The beginning of the 1970s, brought very important changes in gas supplies for Bydgoszcz. In 1973, the old, 19th-century Gasworks was completely shut down, and the entire network started to be adapted to a transfer from municipal (coal) gas to natural gas. From that moment on, at the Gasworks at Jagiellońska Street, only tanks filled at night with gas delivered from the new Gasworks were operating.
Already during the start-up of the new Gasworks at Witebska Street, whiffs of a real gas revolution, which was to come in the foreseeable future, were reaching Bydgoszcz. Poland was to be covered by a network, leading from the south to the north, for transmission of natural gas, which was to replace the previously used lighting gas completely.

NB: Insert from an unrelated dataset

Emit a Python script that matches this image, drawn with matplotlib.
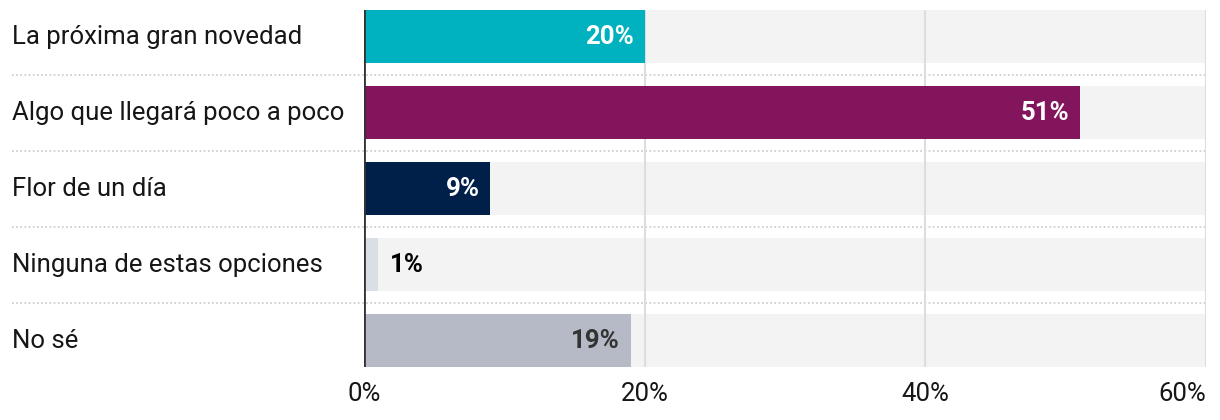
"""Encuesta: cómo se percibe la novedad, barras horizontales con fondo gris."""

import matplotlib

matplotlib.use("Agg")
import matplotlib.pyplot as plt
from matplotlib.transforms import blended_transform_factory

categories = [
    "La próxima gran novedad",
    "Algo que llegará poco a poco",
    "Flor de un día",
    "Ninguna de estas opciones",
    "No sé",
]
values = [20, 51, 9, 1, 19]
bar_colors = ["#00b2bf", "#83155c", "#00204a", "#dadfe6", "#b5bac6"]
label_colors = ["white", "white", "white", "black", "#333333"]
x_ticks = [0, 20, 40, 60]
x_tick_labels = ["0%", "20%", "40%", "60%"]

AXIS_MAX = 60
BAR_HEIGHT = 0.7
FONT = ["Roboto", "DejaVu Sans"]
TEXT_SIZE = 18.5

plt.rcParams["font.family"] = FONT

figure = plt.figure(figsize=(12.2, 4.2), dpi=100)
axis = figure.add_axes([364 / 1220, 0.1257, (1206 - 364) / 1220, 0.8505])

positions = list(range(len(categories)))
axis.barh(positions, [AXIS_MAX] * len(categories), height=BAR_HEIGHT,
          color="#f3f3f3", zorder=1)
for tick in x_ticks[1:]:
    axis.axvline(tick, color="#dddddd", linewidth=1.5, zorder=2)
axis.barh(positions, values, height=BAR_HEIGHT, color=bar_colors, zorder=3)
axis.axvline(0, color="#333333", linewidth=2, zorder=4)

for position, value, text_color in zip(positions, values, label_colors):
    if value < 5:
        axis.text(value + 0.85, position, f"{value}%", ha="left", va="center",
                  fontsize=TEXT_SIZE, fontweight="bold", color=text_color, zorder=5)
    else:
        axis.text(value - 0.75, position, f"{value}%", ha="right", va="center",
                  fontsize=TEXT_SIZE, fontweight="bold", color=text_color, zorder=5)

# category labels and dotted separators in figure x-coordinates
row_transform = blended_transform_factory(figure.transFigure, axis.transData)
for position, category in zip(positions, categories):
    axis.text(12 / 1220, position, category, transform=row_transform,
              ha="left", va="center", fontsize=TEXT_SIZE, color="#161616")
for position in positions[:-1]:
    axis.plot([12 / 1220, 1205 / 1220], [position + 0.5] * 2,
              transform=row_transform, color="#c8c8c8", linewidth=1.2,
              linestyle=(0, (1, 1.5)), clip_on=False, zorder=0)

axis.set_xlim(0, AXIS_MAX)
axis.set_ylim(len(categories) - 1 + BAR_HEIGHT / 2, -BAR_HEIGHT / 2)
axis.set_xticks(x_ticks, x_tick_labels, fontsize=TEXT_SIZE, color="#161616")
axis.get_xticklabels()[-1].set_horizontalalignment("right")
axis.tick_params(axis="x", length=0, pad=11)
axis.set_yticks([])
for spine in axis.spines.values():
    spine.set_visible(False)

figure.savefig("out.png", dpi=100)
plt.close(figure)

In the 1970s’, Bydgoszcz was gradually encircled by medium-pressure gas lines and pressure-reducing stations. When the construction of the Otorowo-Solec Kujawski gas line began, adapted to the technical conditions for high-pressure gas lines, Bydgoszcz received a supply of natural gas from two sides, enabling the inhabitants of the Leśne district to receive it as first. This happened precisely on 7 March 1973.
Five years later, when that gas line was connected with the new high-pressure gas line from Gniewkowo to the village Rudy near Bydgoszcz and the constantly monitored pressure-reducing and metering station in Otorowo, a new chapter in the history of gas in service of inhabitants of Bydgoszcz and its region began for good.

In the 1980s, municipal gas in the Bydgoszcz network was successively replaced with natural gas. This process finally led to the closing of the Gasworks at Witebska Street in 1990.